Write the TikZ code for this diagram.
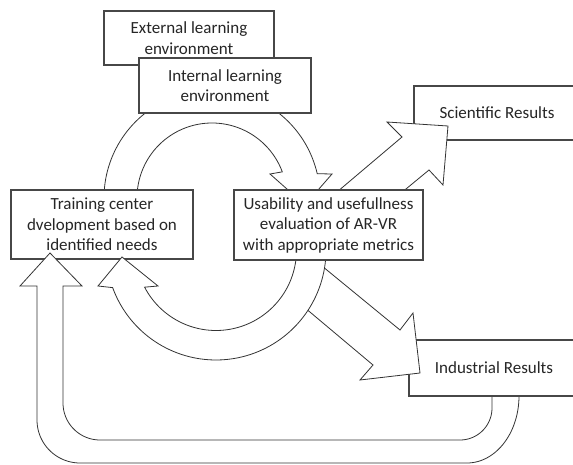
\documentclass[tikz,border=0pt]{standalone}
\usepackage{fontspec}
\setmainfont{Carlito}
\begin{document}
\begin{tikzpicture}[x=1pt,y=-1pt,
  box/.style={draw=black!72, line width=1.3pt, fill=white, inner sep=0pt, align=center,
    text=black!85, font=\fontsize{17}{20.5}\selectfont},
  blk/.style={draw=black!80, line width=0.8pt, fill=white, line join=miter}]
\useasboundingbox (0,0) rectangle (573,465);

% upper circular arrow (training -> usability)
\draw[blk] plot[domain=175:347,samples=80] ({212+108*cos(\x)},{198+108*sin(\x)})
  -- (332,174) -- (305,205) -- (270,174)
  -- plot[domain=339.6:175,samples=80] ({212+75*cos(\x)},{198+75*sin(\x)}) -- cycle;

\node[box, minimum width=182pt, minimum height=69pt] (train) at (102,224.5)
  {Training center\\dvelopment based on\\identified needs};

% feedback arrow (industrial -> training)
\draw[blk] (492,380) -- (492,408)
  -- plot[domain=0:90,samples=30] ({460+32*cos(\x)},{408+32*sin(\x)})
  -- (100,440)
  -- plot[domain=90:180,samples=30] ({100+37*cos(\x)},{403+37*sin(\x)})
  -- (63,286) -- (82,286) -- (50,253) -- (20,286) -- (37,286) -- (37,420)
  -- plot[domain=180:90,samples=30] ({80+43*cos(\x)},{420+43*sin(\x)})
  -- (467,463)
  -- plot[domain=90:0,samples=30] ({467+52*cos(\x)},{396+67*sin(\x)})
  -- (519,380) -- cycle;

\node[box, minimum width=166pt, minimum height=54pt] (sci) at (497,113) {Scientific Results};
\node[box, minimum width=170pt, minimum height=56pt] (ind) at (494,368) {Industrial Results};

% arrows to results
\draw[blk] (324,203) -- (402,137) -- (387,122) -- (448,126) -- (443,185) -- (429,170) -- (389,203) -- cycle;
\draw[blk] (311,257) -- (400,330) -- (413,313) -- (420,373) -- (360,380) -- (373,365) -- (298,302) -- cycle;

% lower circular arrow (usability -> training)
\draw[blk] plot[domain=-10:160,samples=80] ({216+110*cos(\x)},{250+110*sin(\x)})
  -- (98,286) -- (122,257) -- (158,286)
  -- plot[domain=152.5:-10,samples=80] ({216+80.5*cos(\x)},{250+80.5*sin(\x)}) -- cycle;

\node[box, minimum width=189pt, minimum height=70pt] (usab) at (328.5,225)
  {Usability and usefullness\\evaluation of AR-VR\\with appropriate metrics};

\node[box, minimum width=170pt, minimum height=54pt] (ext) at (189,38) {External learning\\environment};
\node[box, minimum width=172pt, minimum height=55pt] (int) at (225,85.5) {Internal learning\\environment};
\end{tikzpicture}
\end{document}
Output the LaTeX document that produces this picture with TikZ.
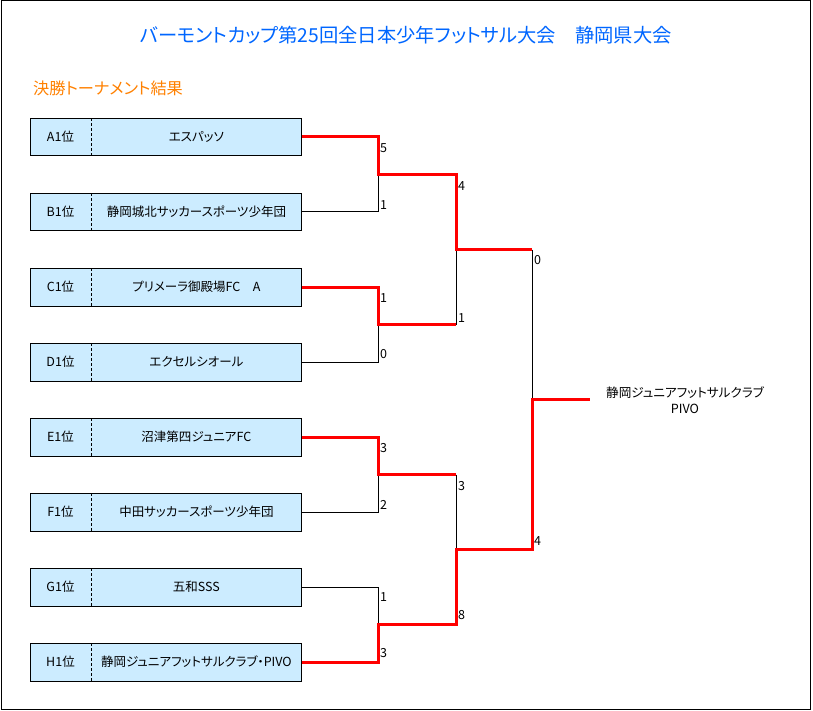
\documentclass[tikz,border=0pt]{standalone}
\usepackage{fontspec}
\setmainfont[RawFeature=+palt]{Noto Sans CJK JP}
\usepackage{tikz}
\usetikzlibrary{positioning}
\definecolor{titleblue}{RGB}{0,102,255}
\definecolor{headorange}{RGB}{255,128,0}
\definecolor{boxblue}{RGB}{204,236,255}
\tikzstyle{rankbox} = [rectangle, fill=boxblue, minimum width=61pt, minimum height=37pt, inner sep=0pt, font=\fontsize{12.5}{14}\selectfont]
\tikzstyle{namebox} = [rectangle, fill=boxblue, minimum width=210pt, minimum height=37pt, inner sep=0pt, font=\fontsize{12.5}{14}\selectfont]
\tikzstyle{divider} = [densely dashed, line width=0.8pt]
\tikzstyle{lose} = [draw=black, line width=1pt]
\tikzstyle{win} = [draw=red, line width=3pt]
\tikzstyle{score} = [anchor=west, inner sep=1pt, font=\fontsize{12.5}{14}\selectfont]
\tikzstyle{winner} = [align=center, inner sep=0pt, font=\fontsize{12.6}{16}\selectfont]

\begin{document}
\begin{tikzpicture}[x=1pt, y=1pt, node distance=75pt]
    \useasboundingbox (0,0) rectangle (813,-711);
    \draw[line width=1pt] (1,-1) rectangle (810,-709);
    \node[text=titleblue, font=\fontsize{19.3}{22}\selectfont] (title) at (406,-35) {バーモントカップ第25回全日本少年フットサル大会　静岡県大会};
    \node[text=headorange, font=\fontsize{16.2}{19}\selectfont, anchor=west, inner sep=0pt] (head) at (33,-88) {決勝トーナメント結果};
    % teams
    \node[rankbox](a1) at (60.5,-137){A1位};
    \node[namebox, right=0pt of a1](a1t){エスパッソ};
    \node[rankbox, below of=a1](b1){B1位};
    \node[namebox, right=0pt of b1](b1t){静岡城北サッカースポーツ少年団};
    \node[rankbox, below of=b1](c1){C1位};
    \node[namebox, right=0pt of c1](c1t){プリメーラ御殿場FC　A};
    \node[rankbox, below of=c1](d1){D1位};
    \node[namebox, right=0pt of d1](d1t){エクセルシオール};
    \node[rankbox, below of=d1](e1){E1位};
    \node[namebox, right=0pt of e1](e1t){沼津第四ジュニアFC};
    \node[rankbox, below of=e1](f1){F1位};
    \node[namebox, right=0pt of f1](f1t){中田サッカースポーツ少年団};
    \node[rankbox, below of=f1](g1){G1位};
    \node[namebox, right=0pt of g1](g1t){五和SSS};
    \node[rankbox, below of=g1](h1){H1位};
    \node[namebox, right=0pt of h1](h1t){静岡ジュニアフットサルクラブ・PIVO};
    \draw (a1.north west) rectangle (a1t.south east);
    \draw (b1.north west) rectangle (b1t.south east);
    \draw (c1.north west) rectangle (c1t.south east);
    \draw (d1.north west) rectangle (d1t.south east);
    \draw (e1.north west) rectangle (e1t.south east);
    \draw (f1.north west) rectangle (f1t.south east);
    \draw (g1.north west) rectangle (g1t.south east);
    \draw (h1.north west) rectangle (h1t.south east);
    \draw[divider] (a1t.north west) -- (a1t.south west);
    \draw[divider] (b1t.north west) -- (b1t.south west);
    \draw[divider] (c1t.north west) -- (c1t.south west);
    \draw[divider] (d1t.north west) -- (d1t.south west);
    \draw[divider] (e1t.north west) -- (e1t.south west);
    \draw[divider] (f1t.north west) -- (f1t.south west);
    \draw[divider] (g1t.north west) -- (g1t.south west);
    \draw[divider] (h1t.north west) -- (h1t.south west);
    % junctions
    \coordinate (ab) at (378,-174.5);
    \coordinate (cd) at (378,-324.5);
    \coordinate (ef) at (378,-474.5);
    \coordinate (gh) at (378,-624.5);
    \coordinate (abcd) at (456,-249.5);
    \coordinate (efgh) at (456,-549.5);
    \coordinate (fin) at (532,-399.5);
    \coordinate (end) at (590,-399.5);
    % losing lines
    \draw[lose] (b1t.east) -| (ab);
    \draw[lose] (d1t.east) -| (cd);
    \draw[lose] (f1t.east) -| (ef);
    \draw[lose] (g1t.east) -| (gh);
    \draw[lose] (cd -| abcd) -- (abcd);
    \draw[lose] (ef -| efgh) -- (efgh);
    \draw[lose] (abcd -| fin) -- (fin);
    % winning lines
    \draw[win] (a1t.east) -| (ab) -| (abcd) -- (abcd -| fin);
    \draw[win] (c1t.east) -| (cd) -- (cd -| abcd);
    \draw[win] (e1t.east) -| (ef) -- (ef -| efgh);
    \draw[win] (h1t.east) -| (gh) -| (efgh) -| (fin) -- (end);
    % scores
    \node[score](sa) at (379,-148){5};
    \node[score](sb) at (379,-205){1};
    \node[score](sc) at (379,-298){1};
    \node[score](sd) at (379,-354){0};
    \node[score](se) at (379,-448){3};
    \node[score](sf) at (379,-505){2};
    \node[score](sg) at (379,-597){1};
    \node[score](sh) at (379,-653){3};
    \node[score](sab) at (457,-186){4};
    \node[score](scd) at (457,-318){1};
    \node[score](sef) at (457,-486){3};
    \node[score](sgh) at (457,-615){8};
    \node[score](sup) at (533,-260){0};
    \node[score](slow) at (533,-541){4};
    \node[winner](champ) at (685,-400){静岡ジュニアフットサルクラブ\\PIVO};
\end{tikzpicture}
\end{document}
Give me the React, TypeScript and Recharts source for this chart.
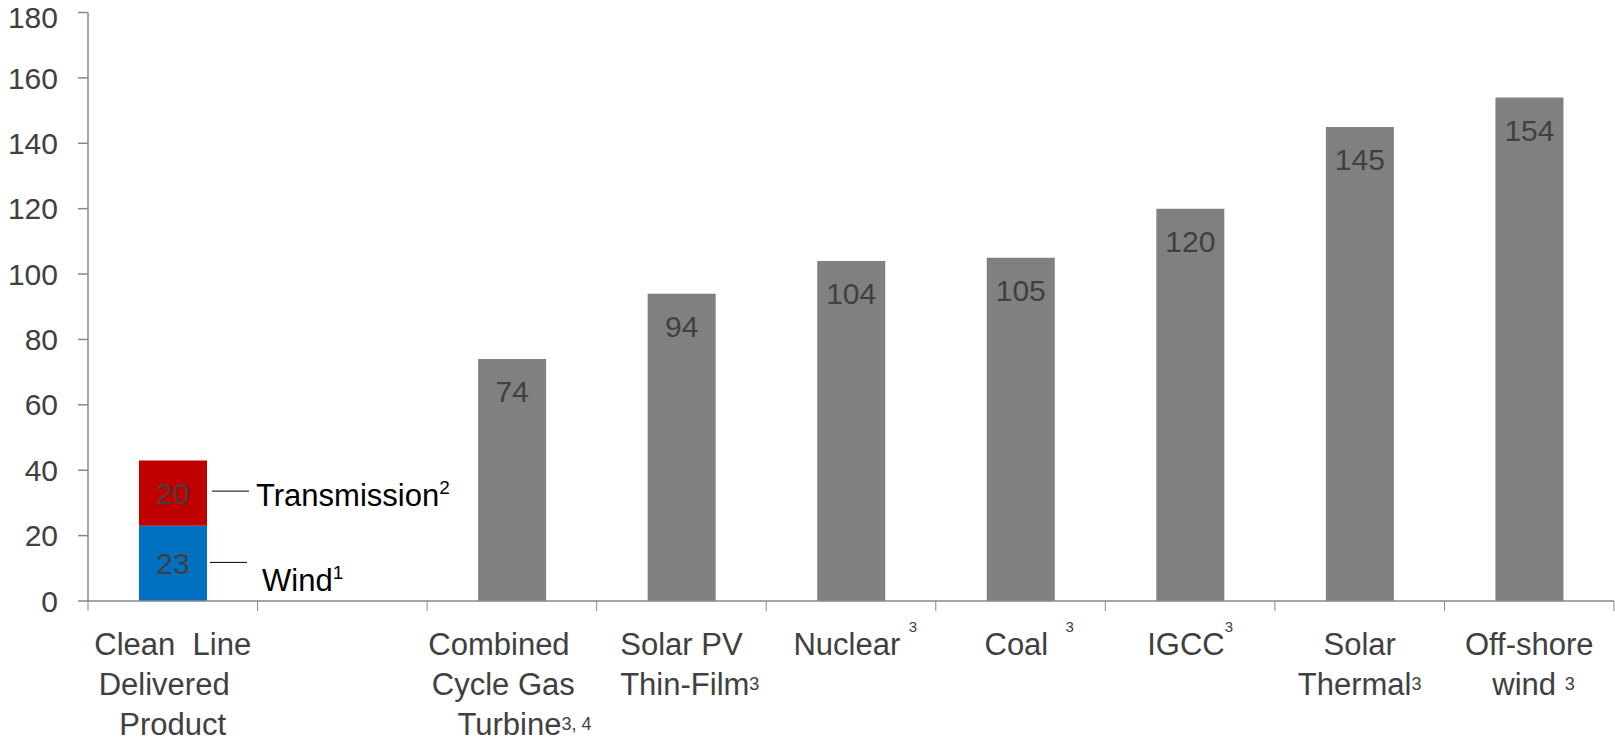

● ● ● ● ●

Required task — Please quote exactly the run of lines that starts the entries and ends at the line containing "center\\dvelopment based on\\identified", leaving out every picture.

Result below —
Write the TikZ code for this diagram.
\documentclass[tikz,border=0pt]{standalone}
\usepackage{fontspec}
\setmainfont{Carlito}
\begin{document}
\begin{tikzpicture}[x=1pt,y=-1pt,
  box/.style={draw=black!72, line width=1.3pt, fill=white, inner sep=0pt, align=center,
    text=black!85, font=\fontsize{17}{20.5}\selectfont},
  blk/.style={draw=black!80, line width=0.8pt, fill=white, line join=miter}]
\useasboundingbox (0,0) rectangle (573,465);

% upper circular arrow (training -> usability)
\draw[blk] plot[domain=175:347,samples=80] ({212+108*cos(\x)},{198+108*sin(\x)})
  -- (332,174) -- (305,205) -- (270,174)
  -- plot[domain=339.6:175,samples=80] ({212+75*cos(\x)},{198+75*sin(\x)}) -- cycle;

\node[box, minimum width=182pt, minimum height=69pt] (train) at (102,224.5)
  {Training center\\dvelopment based on\\identified needs};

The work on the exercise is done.